As the faces of the victims flashed, as Pulse survivors shared details of that unthinkable hell, my eyes welled but I refused to let tears spill. I was too shocked, too devastated, too in despair to fully release my horror.

I could not cry because if I did, I might not stop.

For years and reasons that no longer matter, I've carefully placed protective layers over my heart. You would not know this. My friends would not know this. I'm not hard or uncaring, cynical or distant.

I am however, careful what I let in.

And so throughout my city's many beautiful candlelit vigils, throughout the palpable overwhelming grief and tearful hugs between friends and strangers, throughout the growing piles of flowers and hand carved crosses lined with victims' names, I refused to attend.

I do not want to sob.

Still, I must honor our fallen and grieving families even, especially, if the tragedy is close to home

I watched briefly, the gruesome news. I swallowed painfully in sharp measured doses, the Pulse reality. I cannot imagine the overwhelming sorrow the mothers, fathers, sisters, brothers, friends, lovers, daughters and sons bear now and forever.

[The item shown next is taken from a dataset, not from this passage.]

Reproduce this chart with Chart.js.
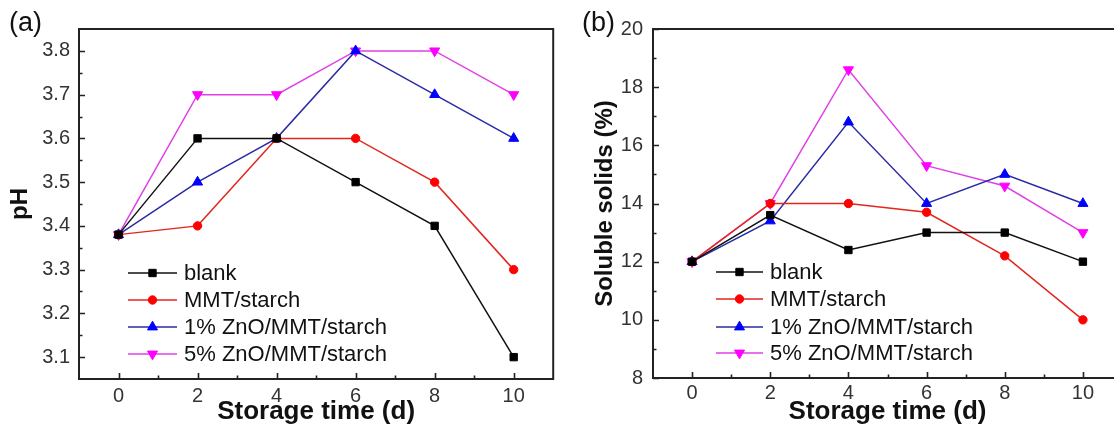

There's no formula for how each of us choose to recover from our nation's all too often gun tragedies. When I feel drowned in the details of the slaughter that happened only 30 minutes from my home, I turn off the TV and radio.

A mother of 11 protected her son. She died. He did not.

Akya Murray, 18, the youngest victim, managed to escape but ran back to save her friend. Soon after she called her mother and begged for help. As Akya huddled in a Pulse bathroom the gunman in his random moving rampage, shot her in the arm. Akya was ready to graduate from high school and attend college in the fall. She might have lived, were she not hit in that artery and waited and...

My daughter is 18.

I listened to the Pulse stories, to the surreal the survivors endured while their friends and others died in pools of blood inches away. Brain matter one said, splattered on her clothes, cell phones ringing desperation in the pockets of the dead.

I shudder and then I move away from their words, away from the horror of that night. Because if I don't, I am paralyzed. And when I am paralyzed I do nothing; I do not honor Akya.

And so I grieve by activating, by renewing hope through action. I give. I fight for common sense gun control, for better mental health screening and services, again and again, and again.

I look for signs of recovery, of billowing strength. The signs are everywhere in Orlando.

I cannot can't step away from the wallpapering of sad reminders when it's my town, and yet I don't want to step away from the showering support from all over the world.

It was this Keep Dancing Orlando video I found on Facebook last month that finally allowed me to weep.

The joy despite the sorrow.

This is how I choose to grieve, through movement, through action, through communal celebration that expresses the resilience and strength of not just my town, but all towns across our nation.

I know I must allow myself to feel.

We must never numb ourselves or in time we anesthetize the heart. But I no longer want to know the victim's names and faces and stories of lost dreams. It is too much to bear.

My City Beautiful is the world's epicenter of fantastical fun, of imagination, of diversity and always, not just now, of support for our LGBT community.

And so as my city weeps, still, we rise and once again we dance.